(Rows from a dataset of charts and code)
· · ·

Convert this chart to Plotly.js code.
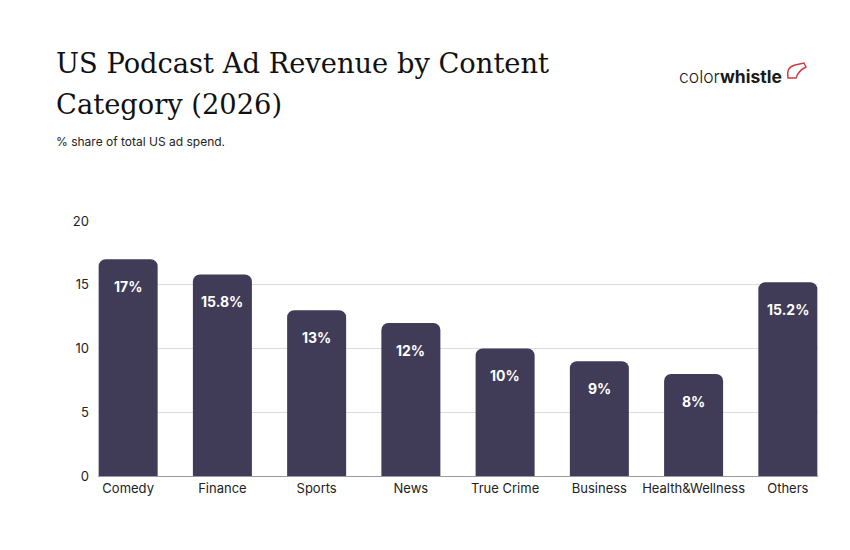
<!DOCTYPE html>
<html>
<head>
<meta charset="utf-8">
<script src="https://cdn.plot.ly/plotly-3.0.1.min.js"></script>
<style>
  html, body { margin: 0; padding: 0; background: #fff; }
  #chart { width: 850px; height: 550px; }
</style>
</head>
<body>
<div id="chart"></div>
<script>
// Share of US podcast ad revenue by content category, 2026 (%)
const categories = ["Comedy", "Finance", "Sports", "News", "True Crime", "Business", "Health&Wellness", "Others"];
const shares = [17, 15.8, 13, 12, 10, 9, 8, 15.2];
const yTicks = [0, 5, 10, 15, 20];

const barColor = "#403b57";
const sansFont = "Inter, 'Noto Sans', sans-serif";
const serifFont = "'DejaVu Serif', 'Liberation Serif', serif";

// plot area in page pixels, used to place the header items
const M = { l: 98, r: 32, t: 221, b: 74 };
const W = 850, H = 550;
const plotW = W - M.l - M.r, plotH = H - M.t - M.b;
const px = x => (x - M.l) / plotW;
const py = y => (H - M.b - y) / plotH;

const trace = {
  type: "bar",
  x: categories,
  y: shares,
  width: 0.626,
  marker: { color: barColor, line: { width: 0 } },
  hoverinfo: "skip",
  cliponaxis: false
};

// value labels sit inside each bar, a little below its top
const valueLabels = categories.map((c, i) => ({
  x: c,
  y: shares[i],
  xref: "x", yref: "y",
  text: "<b>" + shares[i] + "%</b>",
  showarrow: false,
  yanchor: "middle",
  yshift: -27,
  font: { family: sansFont, size: 14, color: "#ffffff" }
}));

// title is set as two lines with a roomy line gap
const titleLines = ["US Podcast Ad Revenue by Content", "Category (2026)"];
const titleAnns = titleLines.map((t, i) => ({
  text: t,
  xref: "paper", yref: "paper",
  x: px(54), y: py(46 + i * 41),
  xanchor: "left", yanchor: "top",
  align: "left",
  showarrow: false,
  font: { family: serifFont, size: 27.3, color: "#111" }
}));

const whistle = "M " + px(788) + " " + py(78) +
  " L " + px(796) + " " + py(78) +
  " Q " + px(798) + " " + py(71) + " " + px(806) + " " + py(67) +
  " L " + px(804) + " " + py(63) +
  " L " + px(795) + " " + py(65) +
  " Q " + px(786) + " " + py(67) + " " + px(788) + " " + py(78) + " Z";

const layout = {
  width: W,
  height: H,
  paper_bgcolor: "#ffffff",
  plot_bgcolor: "#ffffff",
  margin: M,
  barcornerradius: 7,
  showlegend: false,
  font: { family: sansFont, color: "#222" },
  xaxis: {
    type: "category",
    range: [-0.32, 7.32],
    showgrid: false,
    showline: true,
    linecolor: "#9a9a9a",
    linewidth: 1,
    ticks: "",
    tickfont: { family: sansFont, size: 13, color: "#222" },
    fixedrange: true
  },
  yaxis: {
    range: [0, 20],
    tickvals: yTicks,
    showgrid: true,
    gridcolor: "#dcdcdc",
    gridwidth: 1,
    zeroline: false,
    showline: false,
    ticks: "",
    ticklabelstandoff: 8,
    tickfont: { family: sansFont, size: 13, color: "#222" },
    fixedrange: true
  },
  annotations: valueLabels.concat(titleAnns, [
    {
      text: "% share of total US ad spend.",
      xref: "paper", yref: "paper",
      x: px(54), y: py(141),
      xanchor: "left", yanchor: "middle",
      showarrow: false,
      font: { family: sansFont, size: 12, color: "#222" }
    },
    {
      text: "<span style='font-weight:300'>color</span><b>whistle</b>",
      xref: "paper", yref: "paper",
      x: px(784), y: py(76),
      xanchor: "right", yanchor: "middle",
      showarrow: false,
      font: { family: sansFont, size: 17.5, color: "#1a1a1a" }
    }
  ]),
  shapes: [
    {
      // small red whistle mark next to the wordmark
      type: "path",
      xref: "paper", yref: "paper",
      path: whistle,
      line: { color: "#d23a3f", width: 1.4 },
      fillcolor: "rgba(0,0,0,0)"
    }
  ]
};

Plotly.newPlot("chart", [trace], layout, { displayModeBar: false, staticPlot: true });
</script>
</body>
</html>
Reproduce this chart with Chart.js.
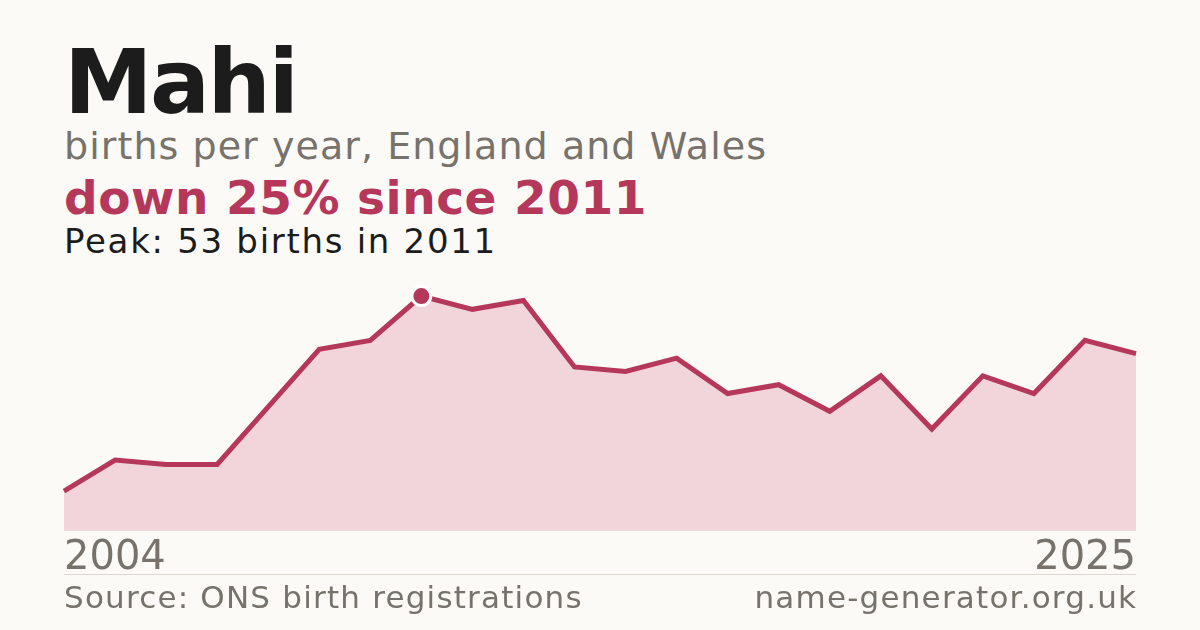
<!DOCTYPE html>
<html>
<head>
<meta charset="utf-8">
<script src="https://cdn.jsdelivr.net/npm/chart.js@4.4.1/dist/chart.umd.min.js"></script>
<style>
  html, body { margin:0; padding:0; }
  body { width:1200px; height:630px; background:#fbfaf6; position:relative; overflow:hidden; font-family:"DejaVu Sans", sans-serif; }
  .t { position:absolute; left:64px; white-space:nowrap; line-height:1; }
  #title { top:38px; font-size:89px; font-weight:bold; color:#1c1c1c; letter-spacing:-2.5px; }
  #sub { top:127px; font-size:38px; color:#77726b; letter-spacing:1.05px; }
  #trend { top:174px; font-size:47px; font-weight:bold; color:#b5375a; letter-spacing:0.55px; }
  #peak { top:224px; font-size:34px; color:#1c1c1c; letter-spacing:1.7px; }
  #sep { position:absolute; left:64px; width:1072px; top:574px; height:1px; background:#dcd8d0; }
  .foot { position:absolute; top:582px; font-size:31px; color:#77726b; line-height:1; white-space:nowrap; letter-spacing:1.2px; }
  #src { left:64px; }
  #site { right:62.8px; }
  #wrap { position:absolute; left:60px; top:265px; width:1080px; height:322px; }
</style>
</head>
<body>
<div class="t" id="title">Mahi</div>
<div class="t" id="sub">births per year, England and Wales</div>
<div class="t" id="trend">down 25% since 2011</div>
<div class="t" id="peak">Peak: 53 births in 2011</div>
<div id="wrap"><canvas id="c"></canvas></div>
<div id="sep"></div>
<div class="foot" id="src">Source: ONS birth registrations</div>
<div class="foot" id="site">name-generator.org.uk</div>
<script>
const years = [2004,2005,2006,2007,2008,2009,2010,2011,2012,2013,2014,2015,2016,2017,2018,2019,2020,2021,2022,2023,2024,2025];
const births = [9,16,15,15,28,41,43,53,50,52,37,36,39,31,33,27,35,23,35,31,43,40];
const tickLabels = ["2004","2025"];

const peakIdx = births.indexOf(Math.max(...births));
const radii = births.map((v,i)=> i===peakIdx ? 9.5 : 0);

new Chart(document.getElementById('c'), {
  type:'line',
  data:{
    labels: years.map(String),
    datasets:[{
      data: births,
      borderColor:'#b5375a',
      borderWidth:5,
      backgroundColor:'#f1d5da',
      fill:'origin',
      tension:0,
      pointRadius: radii,
      pointHoverRadius: radii,
      pointBackgroundColor:'#b5375a',
      pointBorderColor:'#ffffff',
      pointBorderWidth:3,
      clip:false
    }]
  },
  options:{
    responsive:true,
    maintainAspectRatio:false,
    animation:false,
    events:[],
    layout:{ padding:0 },
    plugins:{ legend:{display:false}, tooltip:{enabled:false} },
    scales:{
      x:{
        offset:false,
        grid:{ display:false, drawTicks:false },
        border:{ display:false },
        ticks:{
          autoSkip:false,
          maxRotation:0,
          align:'inner',
          padding:4,
          color:'#77726b',
          font:{ family:'DejaVu Sans', size:40 },
          callback:(v,i)=> (i===0 ? tickLabels[0] : (i===years.length-1 ? tickLabels[1] : null))
        }
      },
      y:{
        display:false,
        min:0,
        max:60
      }
    }
  }
});
</script>
</body>
</html>
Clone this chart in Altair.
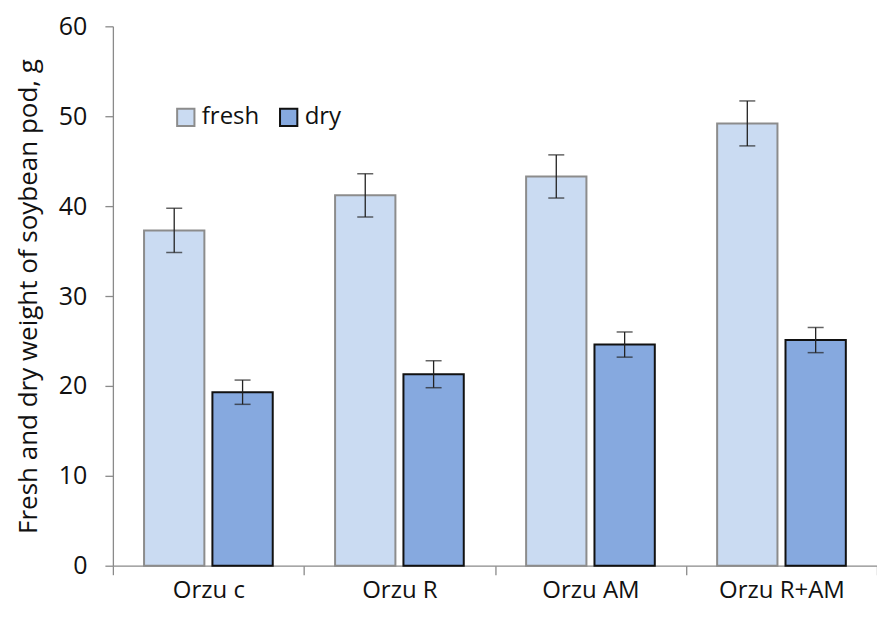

· · ·

Keep the pictures out of your copy, and repeat every entry above exactly.

Convert this chart to Plotly.js code.
<!DOCTYPE html>
<html>
<head>
<meta charset="utf-8">
<script src="https://cdn.plot.ly/plotly-3.0.1.min.js"></script>
<style>
  html, body { margin: 0; padding: 0; background: #fff; }
  #chart { width: 850px; height: 550px; }
</style>
</head>
<body>
<div id="chart"></div>
<script>
// Share of US podcast ad revenue by content category, 2026 (%)
const categories = ["Comedy", "Finance", "Sports", "News", "True Crime", "Business", "Health&Wellness", "Others"];
const shares = [17, 15.8, 13, 12, 10, 9, 8, 15.2];
const yTicks = [0, 5, 10, 15, 20];

const barColor = "#403b57";
const sansFont = "Inter, 'Noto Sans', sans-serif";
const serifFont = "'DejaVu Serif', 'Liberation Serif', serif";

// plot area in page pixels, used to place the header items
const M = { l: 98, r: 32, t: 221, b: 74 };
const W = 850, H = 550;
const plotW = W - M.l - M.r, plotH = H - M.t - M.b;
const px = x => (x - M.l) / plotW;
const py = y => (H - M.b - y) / plotH;

const trace = {
  type: "bar",
  x: categories,
  y: shares,
  width: 0.626,
  marker: { color: barColor, line: { width: 0 } },
  hoverinfo: "skip",
  cliponaxis: false
};

// value labels sit inside each bar, a little below its top
const valueLabels = categories.map((c, i) => ({
  x: c,
  y: shares[i],
  xref: "x", yref: "y",
  text: "<b>" + shares[i] + "%</b>",
  showarrow: false,
  yanchor: "middle",
  yshift: -27,
  font: { family: sansFont, size: 14, color: "#ffffff" }
}));

// title is set as two lines with a roomy line gap
const titleLines = ["US Podcast Ad Revenue by Content", "Category (2026)"];
const titleAnns = titleLines.map((t, i) => ({
  text: t,
  xref: "paper", yref: "paper",
  x: px(54), y: py(46 + i * 41),
  xanchor: "left", yanchor: "top",
  align: "left",
  showarrow: false,
  font: { family: serifFont, size: 27.3, color: "#111" }
}));

const whistle = "M " + px(788) + " " + py(78) +
  " L " + px(796) + " " + py(78) +
  " Q " + px(798) + " " + py(71) + " " + px(806) + " " + py(67) +
  " L " + px(804) + " " + py(63) +
  " L " + px(795) + " " + py(65) +
  " Q " + px(786) + " " + py(67) + " " + px(788) + " " + py(78) + " Z";

const layout = {
  width: W,
  height: H,
  paper_bgcolor: "#ffffff",
  plot_bgcolor: "#ffffff",
  margin: M,
  barcornerradius: 7,
  showlegend: false,
  font: { family: sansFont, color: "#222" },
  xaxis: {
    type: "category",
    range: [-0.32, 7.32],
    showgrid: false,
    showline: true,
    linecolor: "#9a9a9a",
    linewidth: 1,
    ticks: "",
    tickfont: { family: sansFont, size: 13, color: "#222" },
    fixedrange: true
  },
  yaxis: {
    range: [0, 20],
    tickvals: yTicks,
    showgrid: true,
    gridcolor: "#dcdcdc",
    gridwidth: 1,
    zeroline: false,
    showline: false,
    ticks: "",
    ticklabelstandoff: 8,
    tickfont: { family: sansFont, size: 13, color: "#222" },
    fixedrange: true
  },
  annotations: valueLabels.concat(titleAnns, [
    {
      text: "% share of total US ad spend.",
      xref: "paper", yref: "paper",
      x: px(54), y: py(141),
      xanchor: "left", yanchor: "middle",
      showarrow: false,
      font: { family: sansFont, size: 12, color: "#222" }
    },
    {
      text: "<span style='font-weight:300'>color</span><b>whistle</b>",
      xref: "paper", yref: "paper",
      x: px(784), y: py(76),
      xanchor: "right", yanchor: "middle",
      showarrow: false,
      font: { family: sansFont, size: 17.5, color: "#1a1a1a" }
    }
  ]),
  shapes: [
    {
      // small red whistle mark next to the wordmark
      type: "path",
      xref: "paper", yref: "paper",
      path: whistle,
      line: { color: "#d23a3f", width: 1.4 },
      fillcolor: "rgba(0,0,0,0)"
    }
  ]
};

Plotly.newPlot("chart", [trace], layout, { displayModeBar: false, staticPlot: true });
</script>
</body>
</html>
Reproduce this chart with Chart.js.
<!DOCTYPE html>
<html>
<head>
<meta charset="utf-8">
<script src="https://cdn.jsdelivr.net/npm/chart.js@4.4.1/dist/chart.umd.min.js"></script>
<style>
  html, body { margin:0; padding:0; }
  body { width:1200px; height:630px; background:#fbfaf6; position:relative; overflow:hidden; font-family:"DejaVu Sans", sans-serif; }
  .t { position:absolute; left:64px; white-space:nowrap; line-height:1; }
  #title { top:38px; font-size:89px; font-weight:bold; color:#1c1c1c; letter-spacing:-2.5px; }
  #sub { top:127px; font-size:38px; color:#77726b; letter-spacing:1.05px; }
  #trend { top:174px; font-size:47px; font-weight:bold; color:#b5375a; letter-spacing:0.55px; }
  #peak { top:224px; font-size:34px; color:#1c1c1c; letter-spacing:1.7px; }
  #sep { position:absolute; left:64px; width:1072px; top:574px; height:1px; background:#dcd8d0; }
  .foot { position:absolute; top:582px; font-size:31px; color:#77726b; line-height:1; white-space:nowrap; letter-spacing:1.2px; }
  #src { left:64px; }
  #site { right:62.8px; }
  #wrap { position:absolute; left:60px; top:265px; width:1080px; height:322px; }
</style>
</head>
<body>
<div class="t" id="title">Mahi</div>
<div class="t" id="sub">births per year, England and Wales</div>
<div class="t" id="trend">down 25% since 2011</div>
<div class="t" id="peak">Peak: 53 births in 2011</div>
<div id="wrap"><canvas id="c"></canvas></div>
<div id="sep"></div>
<div class="foot" id="src">Source: ONS birth registrations</div>
<div class="foot" id="site">name-generator.org.uk</div>
<script>
const years = [2004,2005,2006,2007,2008,2009,2010,2011,2012,2013,2014,2015,2016,2017,2018,2019,2020,2021,2022,2023,2024,2025];
const births = [9,16,15,15,28,41,43,53,50,52,37,36,39,31,33,27,35,23,35,31,43,40];
const tickLabels = ["2004","2025"];

const peakIdx = births.indexOf(Math.max(...births));
const radii = births.map((v,i)=> i===peakIdx ? 9.5 : 0);

new Chart(document.getElementById('c'), {
  type:'line',
  data:{
    labels: years.map(String),
    datasets:[{
      data: births,
      borderColor:'#b5375a',
      borderWidth:5,
      backgroundColor:'#f1d5da',
      fill:'origin',
      tension:0,
      pointRadius: radii,
      pointHoverRadius: radii,
      pointBackgroundColor:'#b5375a',
      pointBorderColor:'#ffffff',
      pointBorderWidth:3,
      clip:false
    }]
  },
  options:{
    responsive:true,
    maintainAspectRatio:false,
    animation:false,
    events:[],
    layout:{ padding:0 },
    plugins:{ legend:{display:false}, tooltip:{enabled:false} },
    scales:{
      x:{
        offset:false,
        grid:{ display:false, drawTicks:false },
        border:{ display:false },
        ticks:{
          autoSkip:false,
          maxRotation:0,
          align:'inner',
          padding:4,
          color:'#77726b',
          font:{ family:'DejaVu Sans', size:40 },
          callback:(v,i)=> (i===0 ? tickLabels[0] : (i===years.length-1 ? tickLabels[1] : null))
        }
      },
      y:{
        display:false,
        min:0,
        max:60
      }
    }
  }
});
</script>
</body>
</html>
Clone this chart in Altair.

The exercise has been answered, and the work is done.